** Start of DATA LINES **

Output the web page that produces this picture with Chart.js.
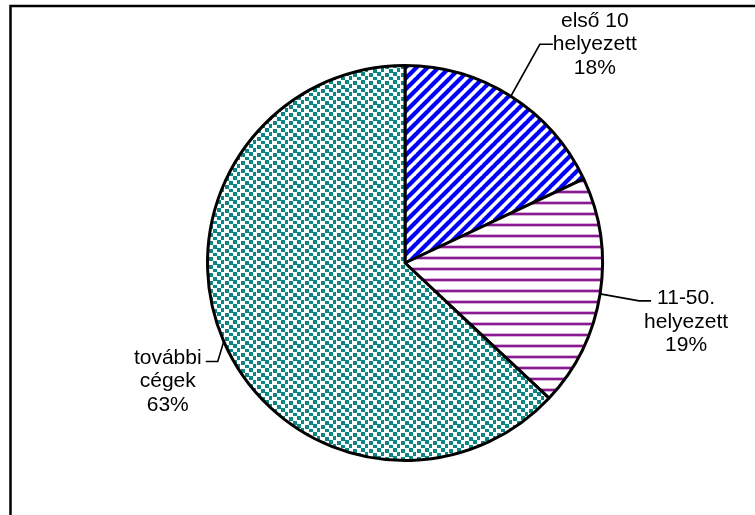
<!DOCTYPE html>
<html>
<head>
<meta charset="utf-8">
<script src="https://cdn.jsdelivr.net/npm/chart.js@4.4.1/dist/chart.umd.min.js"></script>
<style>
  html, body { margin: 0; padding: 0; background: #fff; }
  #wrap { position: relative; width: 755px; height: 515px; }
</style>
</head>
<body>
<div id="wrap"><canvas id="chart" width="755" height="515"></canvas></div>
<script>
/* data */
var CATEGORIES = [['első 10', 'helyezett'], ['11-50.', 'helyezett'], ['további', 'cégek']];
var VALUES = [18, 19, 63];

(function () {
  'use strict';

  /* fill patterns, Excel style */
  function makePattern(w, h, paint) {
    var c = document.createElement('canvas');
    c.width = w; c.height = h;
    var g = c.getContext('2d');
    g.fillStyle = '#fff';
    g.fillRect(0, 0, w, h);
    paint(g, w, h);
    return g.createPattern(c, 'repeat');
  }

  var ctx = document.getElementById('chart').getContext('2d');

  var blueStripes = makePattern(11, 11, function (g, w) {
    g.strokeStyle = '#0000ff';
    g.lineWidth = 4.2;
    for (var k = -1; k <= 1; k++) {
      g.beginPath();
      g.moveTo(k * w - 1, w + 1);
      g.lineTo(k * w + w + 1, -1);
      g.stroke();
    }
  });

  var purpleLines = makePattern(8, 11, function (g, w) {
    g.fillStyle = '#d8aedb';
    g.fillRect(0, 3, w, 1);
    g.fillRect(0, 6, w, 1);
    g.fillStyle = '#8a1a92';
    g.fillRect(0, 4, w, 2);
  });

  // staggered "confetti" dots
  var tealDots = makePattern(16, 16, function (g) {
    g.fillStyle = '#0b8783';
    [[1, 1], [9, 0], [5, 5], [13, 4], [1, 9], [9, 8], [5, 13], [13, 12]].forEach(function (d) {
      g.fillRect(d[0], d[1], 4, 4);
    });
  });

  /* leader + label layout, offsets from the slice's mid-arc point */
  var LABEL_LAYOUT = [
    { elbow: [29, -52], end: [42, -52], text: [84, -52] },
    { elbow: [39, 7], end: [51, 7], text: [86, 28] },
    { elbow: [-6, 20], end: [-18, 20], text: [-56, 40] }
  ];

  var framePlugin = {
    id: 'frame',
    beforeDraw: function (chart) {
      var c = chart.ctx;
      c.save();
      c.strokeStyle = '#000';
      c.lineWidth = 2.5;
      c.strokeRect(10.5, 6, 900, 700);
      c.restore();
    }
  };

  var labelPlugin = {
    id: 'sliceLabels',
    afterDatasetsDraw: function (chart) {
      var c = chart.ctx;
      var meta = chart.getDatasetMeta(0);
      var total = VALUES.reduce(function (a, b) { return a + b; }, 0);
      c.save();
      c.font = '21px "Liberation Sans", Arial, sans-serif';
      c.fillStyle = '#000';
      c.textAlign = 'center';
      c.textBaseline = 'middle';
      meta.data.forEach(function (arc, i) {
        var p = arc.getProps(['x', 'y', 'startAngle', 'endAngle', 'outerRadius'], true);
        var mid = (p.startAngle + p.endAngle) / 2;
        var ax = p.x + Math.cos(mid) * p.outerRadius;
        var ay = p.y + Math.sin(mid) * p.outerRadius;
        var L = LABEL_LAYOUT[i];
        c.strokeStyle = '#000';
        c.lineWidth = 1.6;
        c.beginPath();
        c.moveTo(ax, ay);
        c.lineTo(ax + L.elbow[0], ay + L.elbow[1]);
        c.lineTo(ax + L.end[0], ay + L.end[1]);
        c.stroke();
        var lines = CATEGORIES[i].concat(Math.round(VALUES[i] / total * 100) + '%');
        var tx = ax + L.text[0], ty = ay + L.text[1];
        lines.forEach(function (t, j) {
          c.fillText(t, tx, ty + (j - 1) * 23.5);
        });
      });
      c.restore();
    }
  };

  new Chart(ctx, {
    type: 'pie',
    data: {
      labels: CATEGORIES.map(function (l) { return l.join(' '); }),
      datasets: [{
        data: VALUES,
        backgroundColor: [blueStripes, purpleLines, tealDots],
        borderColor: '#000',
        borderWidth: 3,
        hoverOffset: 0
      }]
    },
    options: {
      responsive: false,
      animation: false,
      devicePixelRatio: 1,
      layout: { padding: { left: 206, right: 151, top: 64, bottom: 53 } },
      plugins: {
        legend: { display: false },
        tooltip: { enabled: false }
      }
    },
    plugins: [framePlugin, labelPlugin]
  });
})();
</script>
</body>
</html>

** End of DATA LINES **

_PROBLEM STATEMENT_.
Omit the pictures and output all of the other material exactly.

_TASK SOLUTION_.
Output the web page that produces this picture with Chart.js.
<!DOCTYPE html>
<html>
<head>
<meta charset="utf-8">
<script src="https://cdn.jsdelivr.net/npm/chart.js@4.4.1/dist/chart.umd.min.js"></script>
<style>
  html, body { margin: 0; padding: 0; background: #fff; }
  #wrap { position: relative; width: 755px; height: 515px; }
</style>
</head>
<body>
<div id="wrap"><canvas id="chart" width="755" height="515"></canvas></div>
<script>
/* data */
var CATEGORIES = [['első 10', 'helyezett'], ['11-50.', 'helyezett'], ['további', 'cégek']];
var VALUES = [18, 19, 63];

(function () {
  'use strict';

  /* fill patterns, Excel style */
  function makePattern(w, h, paint) {
    var c = document.createElement('canvas');
    c.width = w; c.height = h;
    var g = c.getContext('2d');
    g.fillStyle = '#fff';
    g.fillRect(0, 0, w, h);
    paint(g, w, h);
    return g.createPattern(c, 'repeat');
  }

  var ctx = document.getElementById('chart').getContext('2d');

  var blueStripes = makePattern(11, 11, function (g, w) {
    g.strokeStyle = '#0000ff';
    g.lineWidth = 4.2;
    for (var k = -1; k <= 1; k++) {
      g.beginPath();
      g.moveTo(k * w - 1, w + 1);
      g.lineTo(k * w + w + 1, -1);
      g.stroke();
    }
  });

  var purpleLines = makePattern(8, 11, function (g, w) {
    g.fillStyle = '#d8aedb';
    g.fillRect(0, 3, w, 1);
    g.fillRect(0, 6, w, 1);
    g.fillStyle = '#8a1a92';
    g.fillRect(0, 4, w, 2);
  });

  // staggered "confetti" dots
  var tealDots = makePattern(16, 16, function (g) {
    g.fillStyle = '#0b8783';
    [[1, 1], [9, 0], [5, 5], [13, 4], [1, 9], [9, 8], [5, 13], [13, 12]].forEach(function (d) {
      g.fillRect(d[0], d[1], 4, 4);
    });
  });

  /* leader + label layout, offsets from the slice's mid-arc point */
  var LABEL_LAYOUT = [
    { elbow: [29, -52], end: [42, -52], text: [84, -52] },
    { elbow: [39, 7], end: [51, 7], text: [86, 28] },
    { elbow: [-6, 20], end: [-18, 20], text: [-56, 40] }
  ];

  var framePlugin = {
    id: 'frame',
    beforeDraw: function (chart) {
      var c = chart.ctx;
      c.save();
      c.strokeStyle = '#000';
      c.lineWidth = 2.5;
      c.strokeRect(10.5, 6, 900, 700);
      c.restore();
    }
  };

  var labelPlugin = {
    id: 'sliceLabels',
    afterDatasetsDraw: function (chart) {
      var c = chart.ctx;
      var meta = chart.getDatasetMeta(0);
      var total = VALUES.reduce(function (a, b) { return a + b; }, 0);
      c.save();
      c.font = '21px "Liberation Sans", Arial, sans-serif';
      c.fillStyle = '#000';
      c.textAlign = 'center';
      c.textBaseline = 'middle';
      meta.data.forEach(function (arc, i) {
        var p = arc.getProps(['x', 'y', 'startAngle', 'endAngle', 'outerRadius'], true);
        var mid = (p.startAngle + p.endAngle) / 2;
        var ax = p.x + Math.cos(mid) * p.outerRadius;
        var ay = p.y + Math.sin(mid) * p.outerRadius;
        var L = LABEL_LAYOUT[i];
        c.strokeStyle = '#000';
        c.lineWidth = 1.6;
        c.beginPath();
        c.moveTo(ax, ay);
        c.lineTo(ax + L.elbow[0], ay + L.elbow[1]);
        c.lineTo(ax + L.end[0], ay + L.end[1]);
        c.stroke();
        var lines = CATEGORIES[i].concat(Math.round(VALUES[i] / total * 100) + '%');
        var tx = ax + L.text[0], ty = ay + L.text[1];
        lines.forEach(function (t, j) {
          c.fillText(t, tx, ty + (j - 1) * 23.5);
        });
      });
      c.restore();
    }
  };

  new Chart(ctx, {
    type: 'pie',
    data: {
      labels: CATEGORIES.map(function (l) { return l.join(' '); }),
      datasets: [{
        data: VALUES,
        backgroundColor: [blueStripes, purpleLines, tealDots],
        borderColor: '#000',
        borderWidth: 3,
        hoverOffset: 0
      }]
    },
    options: {
      responsive: false,
      animation: false,
      devicePixelRatio: 1,
      layout: { padding: { left: 206, right: 151, top: 64, bottom: 53 } },
      plugins: {
        legend: { display: false },
        tooltip: { enabled: false }
      }
    },
    plugins: [framePlugin, labelPlugin]
  });
})();
</script>
</body>
</html>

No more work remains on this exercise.